Figure scripts
--------------------------------------------------

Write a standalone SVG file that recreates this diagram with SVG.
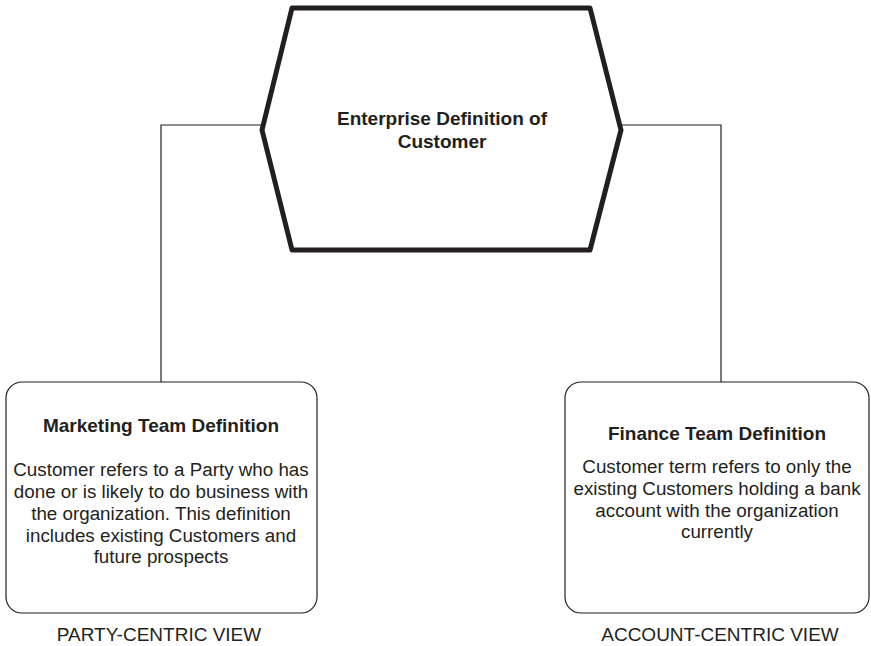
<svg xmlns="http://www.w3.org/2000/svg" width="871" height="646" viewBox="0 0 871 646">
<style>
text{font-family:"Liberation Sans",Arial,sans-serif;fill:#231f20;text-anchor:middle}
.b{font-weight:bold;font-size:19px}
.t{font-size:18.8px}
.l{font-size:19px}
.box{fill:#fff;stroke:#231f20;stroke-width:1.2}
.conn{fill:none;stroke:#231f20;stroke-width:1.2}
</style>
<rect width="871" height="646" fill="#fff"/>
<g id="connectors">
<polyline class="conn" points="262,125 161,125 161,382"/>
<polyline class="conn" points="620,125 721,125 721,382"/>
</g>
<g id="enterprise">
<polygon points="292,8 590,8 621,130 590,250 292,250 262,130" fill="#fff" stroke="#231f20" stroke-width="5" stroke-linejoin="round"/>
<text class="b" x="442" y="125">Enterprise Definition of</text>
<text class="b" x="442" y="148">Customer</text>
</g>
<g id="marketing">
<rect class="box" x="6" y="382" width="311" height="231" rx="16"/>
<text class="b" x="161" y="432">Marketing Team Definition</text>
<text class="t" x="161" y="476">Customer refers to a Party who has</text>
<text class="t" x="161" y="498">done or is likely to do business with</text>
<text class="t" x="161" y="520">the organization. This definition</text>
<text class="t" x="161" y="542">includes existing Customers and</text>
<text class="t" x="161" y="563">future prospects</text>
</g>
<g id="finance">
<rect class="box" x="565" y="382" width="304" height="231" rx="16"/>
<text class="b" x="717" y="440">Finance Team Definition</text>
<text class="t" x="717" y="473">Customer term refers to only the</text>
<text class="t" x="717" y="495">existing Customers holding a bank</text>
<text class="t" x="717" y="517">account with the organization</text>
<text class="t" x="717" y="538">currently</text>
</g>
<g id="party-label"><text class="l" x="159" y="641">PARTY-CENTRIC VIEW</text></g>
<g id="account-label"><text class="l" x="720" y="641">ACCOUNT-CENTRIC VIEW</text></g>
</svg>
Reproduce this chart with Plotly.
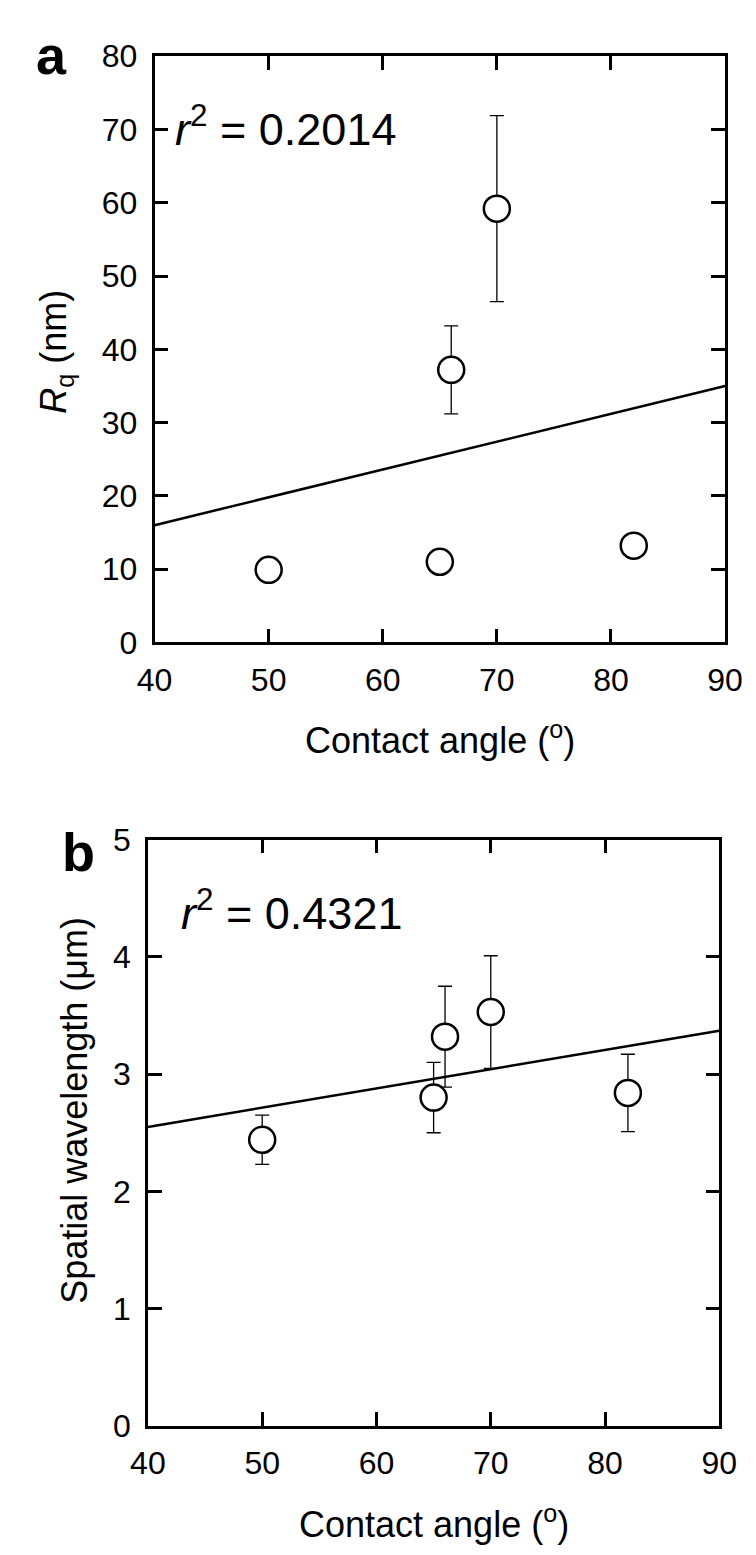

--------------------------------------------------

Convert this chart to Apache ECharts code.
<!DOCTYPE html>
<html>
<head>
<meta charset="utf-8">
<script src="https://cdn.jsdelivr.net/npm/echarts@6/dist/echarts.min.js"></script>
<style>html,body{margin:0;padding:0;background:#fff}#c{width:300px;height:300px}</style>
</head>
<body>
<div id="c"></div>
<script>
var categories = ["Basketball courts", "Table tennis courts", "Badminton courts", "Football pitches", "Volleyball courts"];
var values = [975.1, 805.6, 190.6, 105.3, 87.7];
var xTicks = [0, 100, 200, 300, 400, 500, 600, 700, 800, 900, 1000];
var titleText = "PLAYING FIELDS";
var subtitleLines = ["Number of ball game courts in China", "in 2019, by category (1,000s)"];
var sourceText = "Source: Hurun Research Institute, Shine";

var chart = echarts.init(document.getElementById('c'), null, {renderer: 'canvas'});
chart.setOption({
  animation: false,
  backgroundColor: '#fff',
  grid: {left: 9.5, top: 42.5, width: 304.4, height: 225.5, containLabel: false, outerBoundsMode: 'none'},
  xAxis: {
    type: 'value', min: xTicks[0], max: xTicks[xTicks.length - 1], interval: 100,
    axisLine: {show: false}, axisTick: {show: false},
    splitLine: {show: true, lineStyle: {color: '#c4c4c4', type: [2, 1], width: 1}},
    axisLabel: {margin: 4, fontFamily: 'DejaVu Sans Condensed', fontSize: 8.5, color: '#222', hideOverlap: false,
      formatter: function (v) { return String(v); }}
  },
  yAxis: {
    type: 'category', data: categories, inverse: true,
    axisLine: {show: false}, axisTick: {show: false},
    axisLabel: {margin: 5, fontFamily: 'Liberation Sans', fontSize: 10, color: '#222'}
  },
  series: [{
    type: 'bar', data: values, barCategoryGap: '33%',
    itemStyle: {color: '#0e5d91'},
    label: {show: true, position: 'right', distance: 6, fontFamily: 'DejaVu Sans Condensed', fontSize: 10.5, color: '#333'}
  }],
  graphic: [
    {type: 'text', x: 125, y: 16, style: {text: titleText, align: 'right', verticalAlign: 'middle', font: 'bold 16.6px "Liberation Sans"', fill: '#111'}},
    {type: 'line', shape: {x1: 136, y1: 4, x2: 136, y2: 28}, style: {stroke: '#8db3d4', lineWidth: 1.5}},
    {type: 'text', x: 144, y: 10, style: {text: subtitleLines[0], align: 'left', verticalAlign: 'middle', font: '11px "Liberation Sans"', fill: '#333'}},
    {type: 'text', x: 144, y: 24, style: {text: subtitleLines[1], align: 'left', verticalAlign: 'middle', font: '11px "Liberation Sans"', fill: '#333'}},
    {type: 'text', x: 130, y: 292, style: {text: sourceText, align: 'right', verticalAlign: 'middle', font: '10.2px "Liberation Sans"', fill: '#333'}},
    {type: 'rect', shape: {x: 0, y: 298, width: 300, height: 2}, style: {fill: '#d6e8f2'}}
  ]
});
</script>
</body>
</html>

--------------------------------------------------

> What to produce: Identify and extract each line of the listing that contains "with".

> Task solution:
Write a standalone SVG file that recreates this diagram with SVG.
<text class="t" x="161" y="498">done or is likely to do business with</text>
<text class="t" x="717" y="517">account with the organization</text>
Reproduce this chart with Plotly.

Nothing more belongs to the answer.